The trust that Merkel, with her rather parochial background, will fulfill this task is diminishing. Many press comments accuse her of only reacting to problems, saying she lacks vision and initiatives for the future.

For example, on the occasion of the withdrawal of German troops from Kunduz in Afghanistan in October, the Süddeutsche Zeitung wrote, “The Bundeswehr is indeed being converted into an army of intervention, but in the meantime, the criteria, objectives and purposes of such interventions are a foreign policy nowhere.” The editorial expressed the expectation that “hopefully soon, a red or green successor will sit at the cabinet table, forcing the Chancellor to a discourse about Germany's role.”

Ursula von der Leyen could take on this task. She is regarded as an aggressive, assertive politician, and is well connected internationally. Her father, Ernst Albrecht, was State Premier of Lower Saxony from 1976 to 1990, and belonged to the leadership of the CDU. He enjoyed relations with the nobility and deep into the far right.

His daughter Ursula grew up partly in Brussels. After her marriage to Heiko Echter von der Leyen, a cardiologist and director of a company that performs clinical trials, she spent several years in the United States. She speaks fluent French and English.

Through two of her brothers, she is familiar with the international appetites of German corporations. Hans-Holger Albrecht is CEO of Millicom International Cellular, which provides mobile phone networks and internet service in 15 African, Latin American and Asian countries under the brand name “tigo”, aiming to double its sales by 2017 to $9 billion.
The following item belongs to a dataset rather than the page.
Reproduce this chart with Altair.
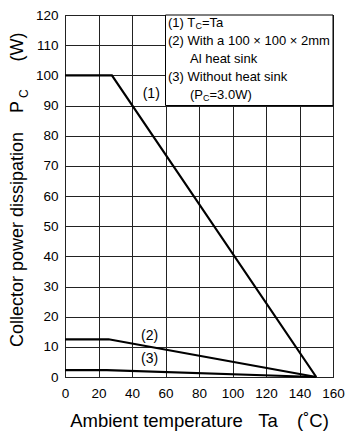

Donatus Albrecht is a board member of Munich-based holding company Aurelius, which is active around the globe and achieved 1.3 billion euros in turnover in 2012.

If the grand coalition were to collapse, Ursula von der Leyen would also be suitable as Chancellor for a CDU-Greens coalition. In family policy, she has repeatedly been at odds with the right wing of her own party, and so has also won the hearts of many Greens. The Greens are also the most ardent advocates of "humanitarian" Bundeswehr missions. They have demanded greater German involvement in the Libyan and Syrian wars.